Swanson v. Tackling: A Georgia Dog Bite Case
In a recent Georgia case, a seven year old boy was bit on the head by one of Defendant’s Great Dane dogs while he was visiting their home. He suffered serious and disfiguring injuries as a result. His mom filed a personal injury suit against the dog’s owners.
When the boy and his parents arrived at the home, they were introduced to the dogs who were behind a gate in another room. One of the dogs put her head over the gate barked in the young boy’s face. This made the mother nervous and she requested that the dog be kept away from her son, although she did not share this information with the owners. The next day, the young boy asked if he could give one of the dogs a stuffed toy. In an attempt to get the toy, the dog bit the boy’s arm. The boy began to scream and cry and when he bent his head down, the dog bit him. the dog’s owner testified that “prior to this incident, the dog had never bit, chased, jumped on, or even growled at anyone.”

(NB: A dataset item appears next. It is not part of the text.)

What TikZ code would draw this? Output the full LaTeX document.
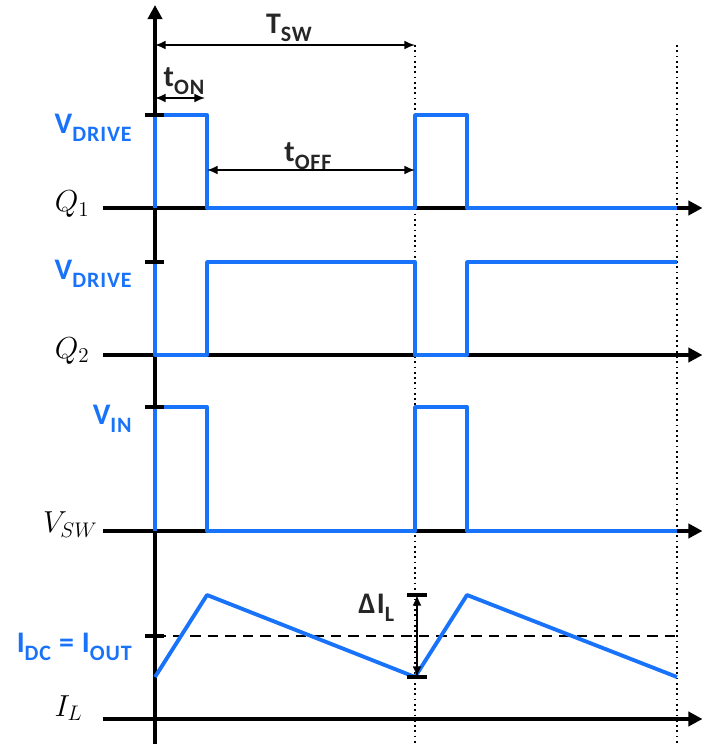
\documentclass[tikz,border=0pt]{standalone}
\usepackage{fontspec}
\setmainfont{Carlito}
\newfontfamily\lblfont[LetterSpace=4]{Carlito}
\usepackage{amsmath}
\usetikzlibrary{positioning,arrows.meta,calc}
\definecolor{wave}{RGB}{25,115,250}
\newcommand{\dn}[1]{\raisebox{-0.25em}{\fontsize{12.5}{13}\selectfont #1}}

\begin{document}
\begin{tikzpicture}[
        axis/.style={line width=2.2pt, -{Triangle[length=8pt,width=8pt]}},
        signal/.style={wave, line width=2.2pt, line join=round},
        tickline/.style={line width=2.2pt},
        guide/.style={dotted, line width=1pt},
        dim/.style={line width=1pt, {Latex[length=6pt,width=5pt]}-{Latex[length=6pt,width=5pt]}},
        level/.style={text=wave, font=\lblfont\fontsize{17}{19}\selectfont\bfseries, anchor=east, inner sep=0pt},
        sig/.style={font=\fontsize{17}{19}\selectfont, anchor=base east, inner sep=0pt},
        span/.style={text=black!85, font=\lblfont\fontsize{17}{19}\selectfont\bfseries, inner sep=0pt}
    ]
        \useasboundingbox (-3.1,0) rectangle (10.98,14.88);

        % switching instants
        \coordinate (p0) at (0,13.98);
        \coordinate (p1) at (5.2,13.98);
        \coordinate (p2) at (10.44,13.98);
        \draw[guide] (p1) -- (5.2,0);
        \draw[guide] (p2) -- (10.44,0);

        % axes
        \draw[axis] (0,0) -- (0,14.78);
        \foreach \y in {10.72,7.78,4.26,0.5}
            \draw[axis] (-1.04,\y) -- (10.95,\y);

        \draw[dashed, line width=1.2pt, dash pattern=on 6pt off 4pt] (0,2.16) -- (10.44,2.16);

        % waveforms
        \draw[signal] (0,10.72) -- (0,12.58) -- (1.04,12.58) -- (1.04,10.72) -- (5.2,10.72)
            -- (5.2,12.58) -- (6.24,12.58) -- (6.24,10.72) -- (10.44,10.72);
        \draw[signal] (0,9.64) -- (0,7.78) -- (1.04,7.78) -- (1.04,9.64) -- (5.2,9.64)
            -- (5.2,7.78) -- (6.24,7.78) -- (6.24,9.64) -- (10.44,9.64);
        \draw[signal] (0,4.26) -- (0,6.74) -- (1.04,6.74) -- (1.04,4.26) -- (5.2,4.26)
            -- (5.2,6.74) -- (6.24,6.74) -- (6.24,4.26) -- (10.44,4.26);
        \draw[signal] (0,1.34) -- (1.04,2.98) -- (5.2,1.34) -- (6.24,2.98) -- (10.44,1.34);

        % level ticks
        \foreach \y in {12.58,9.64,6.74,2.16}
            \draw[tickline] (-0.2,\y) -- (0.18,\y);

        % time spans
        \coordinate (on0) at (0,12.92);
        \coordinate (on1) at (1.0,12.92);
        \coordinate (off0) at (1.04,11.48);
        \coordinate (off1) at (5.2,11.48);
        \draw[dim] (p0) -- (p1);
        \draw[dim] (on0) -- (on1);
        \draw[dim] (off0) -- (off1);
        \node[span] (tsw) at (2.68,14.32) {T\dn{SW}};
        \node[span] (ton) at (0.58,13.26) {t\dn{ON}};
        \node[span] (toff) at (3.06,11.76) {t\dn{OFF}};

        % ripple
        \coordinate (rlo) at (5.24,1.34);
        \coordinate (rhi) at (5.24,2.98);
        \draw[tickline] ($(rlo)+(-0.2,0)$) -- ($(rlo)+(0.2,0)$);
        \draw[tickline] ($(rhi)+(-0.2,0)$) -- ($(rhi)+(0.2,0)$);
        \draw[dim] (rlo) -- (rhi);
        \node[span, left=0.45 of rhi, yshift=-0.26cm] (dil) {ΔI\dn{L}};

        % levels
        \node[level] (vdrv1) at (-0.46,12.32) {V\dn{DRIVE}};
        \node[level] (vdrv2) at (-0.46,9.4) {V\dn{DRIVE}};
        \node[level] (vin) at (-0.46,6.5) {V\dn{IN}};
        \node[level] (idc) at (-0.46,1.94) {I\dn{DC} = I\dn{OUT}};

        % signal names
        \node[sig] (q1) at (-1.3,10.64) {$Q_1$};
        \node[sig] (q2) at (-1.3,7.72) {$Q_2$};
        \node[sig] (vsw) at (-1.14,4.22) {$V_{SW}$};
        \node[sig] (il) at (-1.44,0.56) {$I_L$};
    \end{tikzpicture}
\end{document}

The trial court ruled in favor of the dog owners on the grounds that there was no issue of material fact for a jury to consider because the dog had never displayed any vicious behavior or evinced a propensity to bite anyone prior to biting the boy. The appellate court agreed and ruled in favor of the dog owners.
In a dog bite case, Georgia law allows a plaintiff to recover based on a dangerous animal liability theory or a premises liability theory. However, in order to succeed, the plaintiff must show evidence that the dog had a vicious propensity in order to prove that the owner had superior knowledge of the danger. In order to infer this knowledge, there “must be at least one incident that would cause a prudent person to anticipate the actual incident that caused the injury.” Although the dog owner doesn’t have to be aware of the dog’s propensity to act in exactly the same way that causes the injury at issue, that previous incident must be the same type as the incident at issue. Finally, it is well settled under Georgia law that “a dog’s menacing behavior alone does not demonstrate its vicious propensity or place its owner on notice of such propensity.”
As mentioned, Georgia courts allow recovery under a dangerous animal liability theory or a premises liability theory. Also, if a person voluntarily undertakes to restrain a dog and fails to do so and an injury results, the owner can be held liable. In this case, there was no evidence that the mom asked the Defendants to restrain the dog or that they promised to do so. Therefore, while the Court was sympathetic with regard to the boy’s injuries, it had to rule in favor of the dog owners.